Leadership in the English Province
Called to greater responsibility, she served in leadership roles within the English province of the Society. At Roehampton she guided communities of sisters and schools through a period of expansion and reform, emphasizing solid academic work, training for teachers, and fidelity to prayer. Her governance combined practical attention to the daily needs of boarding schools with a long horizon for the spiritual and intellectual formation of girls, especially those who would later assume professional and civic responsibilities. Senior colleagues recognized her judgment and her gift for steadying others in times of uncertainty, and she became a point of reference for superiors in neighboring houses.
Superior General of the Society of the Sacred Heart
In 1911, after the death of Mother Mabel Digby, who had served as Superior General and under whom Janet had long worked, Mother Stuart was elected Superior General of the Society. She took up residence at the generalate then located on the Continent and assumed oversight of a far-flung network of schools and communities. Conscious of the heritage received from Madeleine Sophie Barat and the missionary courage embodied by Rose Philippine Duchesne, she sought to renew the Society by uniting fidelity to its founding spirit with responsiveness to new cultural settings.
Her generalship was marked by personal visitation. She undertook extensive journeys to meet sisters, students, and alumnae, encouraging them and assessing the needs of communities across several continents. She listened carefully to local superiors, teachers, and parents, convinced that lasting growth in a school required collaboration. Her letters from the road reveal attention to individual persons she met along the way, not only superiors but also young sisters, classroom teachers, and pupils who shared their hopes and struggles. In these years she also gave conferences that were preserved and circulated within the Society, providing a common language for prayer and pedagogy.
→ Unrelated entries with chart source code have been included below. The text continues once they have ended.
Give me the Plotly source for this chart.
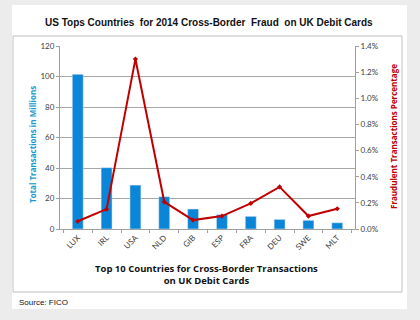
import plotly.graph_objects as go

countries = ["LUX", "IRL", "USA", "NLD", "GIB", "ESP", "FRA", "DEU", "SWE", "MLT"]
transactions_millions = [101.4, 40.2, 28.8, 21.2, 13.1, 9.4, 8.3, 6.3, 5.7, 4.1]
fraud_pct = [0.00059, 0.00152, 0.0130, 0.00208, 0.00068, 0.00099, 0.00196, 0.00322, 0.00099, 0.00155]

L, R, T, B = 60, 65, 46, 91
PW, PH = 420 - L - R, 320 - T - B


def px(x):
    return (x - L) / PW


def py(y):
    return (320 - B - y) / PH


fig = go.Figure()
fig.add_trace(go.Bar(x=countries, y=transactions_millions, marker_color="#0B85D8",
                     width=0.38, yaxis="y", showlegend=False))
fig.add_trace(go.Scatter(x=countries, y=fraud_pct, mode="lines+markers", yaxis="y2",
                         line=dict(color="#C00000", width=2),
                         marker=dict(color="#C00000", size=4, symbol="diamond"),
                         showlegend=False))

tickfont = dict(family="Lato, Arial, sans-serif", size=8, color="#404040")
boldfam = "Open Sans, Noto Sans, sans-serif"

fig.update_layout(
    width=420, height=320,
    margin=dict(l=L, r=R, t=T, b=B),
    paper_bgcolor="#ececec",
    plot_bgcolor="white",
    xaxis=dict(tickangle=-45, tickfont=tickfont, showline=True, linecolor="#a0a0a0",
               ticks="outside", ticklen=3, tickcolor="#a0a0a0", tickson="boundaries",
               showgrid=False),
    yaxis=dict(range=[0, 120], dtick=20, tickfont=tickfont, showline=True,
               linecolor="#a0a0a0", gridcolor="#a6a6a6", gridwidth=1, ticks="outside",
               ticklen=3, tickcolor="#a0a0a0", zeroline=False),
    yaxis2=dict(range=[0, 0.014], dtick=0.002, tickformat=".1%", overlaying="y",
                side="right", tickfont=tickfont, showline=True, linecolor="#a0a0a0",
                showgrid=False, ticks="outside", ticklen=3, tickcolor="#a0a0a0",
                zeroline=False),
    shapes=[
        dict(type="rect", xref="paper", yref="paper", x0=px(12), x1=px(407),
             y0=py(309), y1=py(5), fillcolor="white", line=dict(width=0), layer="below"),
        dict(type="rect", xref="paper", yref="paper", x0=px(13), x1=px(402),
             y0=py(292), y1=py(36), line=dict(color="#c0c0c0", width=1), layer="below"),
    ],
    annotations=[
        dict(text="<b>US Tops Countries  for 2014 Cross-Border  Fraud  on UK Debit Cards</b>",
             xref="paper", yref="paper", x=px(209), y=py(22), xanchor="center",
             yanchor="middle", showarrow=False,
             font=dict(family="Arial, Liberation Sans, sans-serif", size=10, color="#111111")),
        dict(text="<b>Total Transactions in Millions</b>", xref="paper", yref="paper",
             x=px(32), y=py(145), xanchor="center", yanchor="middle", textangle=-90,
             showarrow=False, font=dict(family=boldfam, size=8, color="#1A9BD0")),
        dict(text="<b>Fraudulent Transactions Percentage</b>", xref="paper", yref="paper",
             x=px(393), y=py(137), xanchor="center", yanchor="middle", textangle=-90,
             showarrow=False, font=dict(family=boldfam, size=8, color="#C00000")),
        dict(text="<b>Top 10 Countries for Cross-Border Transactions<br>on UK Debit Cards</b>",
             xref="paper", yref="paper", x=px(206), y=py(274), xanchor="center",
             yanchor="middle", showarrow=False,
             font=dict(family=boldfam, size=9.5, color="#111111")),
        dict(text="Source: FICO", xref="paper", yref="paper", x=px(17), y=py(302),
             xanchor="left", yanchor="middle", showarrow=False,
             font=dict(family="Arial, Liberation Sans, sans-serif", size=8, color="#111111")),
    ],
)

fig.write_html("out.html")
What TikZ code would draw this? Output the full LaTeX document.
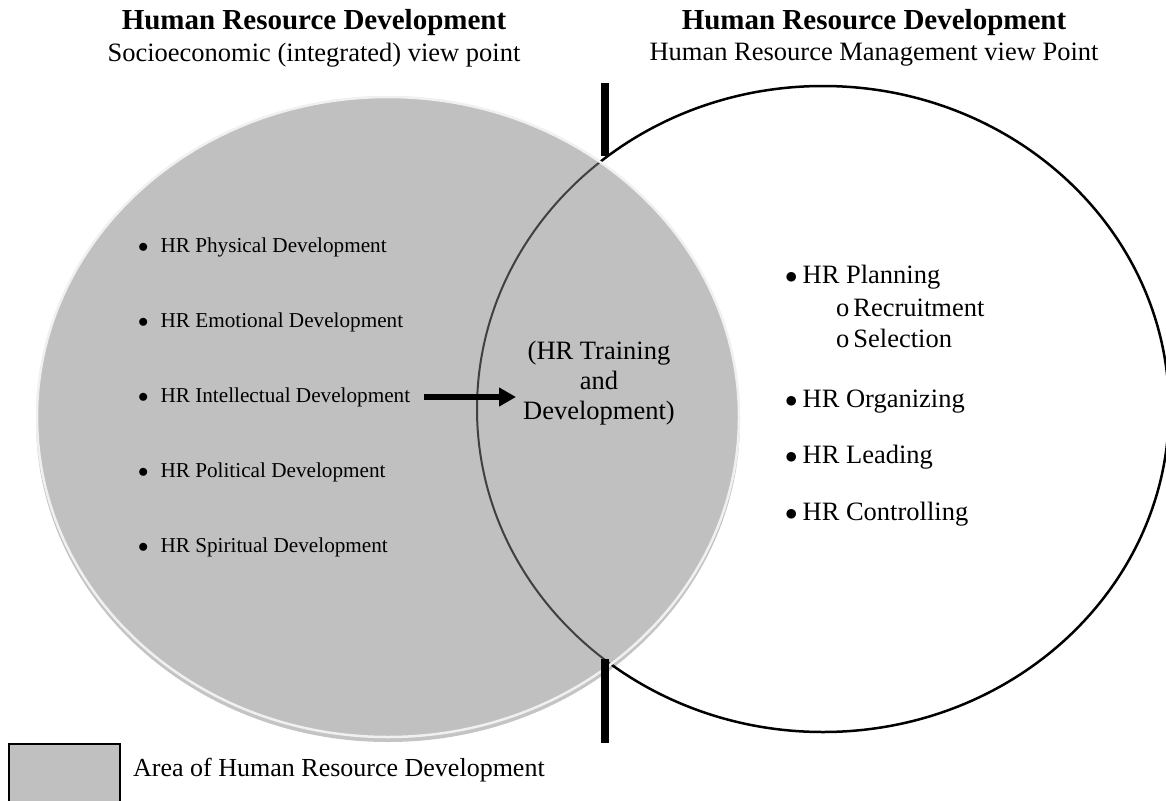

Final Years During Wartime
The outbreak of the First World War in 1914 placed extraordinary strain on communities in Belgium, France, and beyond. As Superior General she helped direct responses to displacement and uncertainty, working with local leaders to safeguard students and support sisters in areas facing upheaval. Her final months were shaped by the effort to steady the Society amid the first shocks of war. She returned to England, where she died later that year at Roehampton. Those around her at the end remembered a serenity and interior freedom that had long characterized her spiritual counsel.
Legacy and Influence
Mother Janet Erskine Stuart's legacy rests on intertwined strands: leadership, writing, and personal formation of others. Colleagues who had served with her under Mother Mabel Digby continued her initiatives in teacher preparation and curricular rigor; younger sisters she had formed became superiors, headmistresses, and mentors in their own right. Her book The Education of Catholic Girls remained a touchstone in Sacred Heart schools and in the broader network of Catholic education for its insistence that intellectual discipline and spiritual growth belong together. After her death, her life and correspondence were gathered and interpreted by those who had known her, notably by Maud Monahan, whose biography helped fix the memory of Mother Stuart's gifts of mind and heart.
Within the Society she is remembered for a humane authority that fostered responsibility, for a keen understanding of adolescence and the needs of teachers, and for a spirituality that was practical without being narrow. Though English by birth and formation, she thought in international terms, attentive to the demands of different cultures and the possibilities of a shared educational ideal. Her name endures across the worldwide Sacred Heart family as that of a superior who listened, a teacher who knew the classroom from the inside, and a writer whose counsel still speaks to educators seeking to form women of courage, conscience, and faith.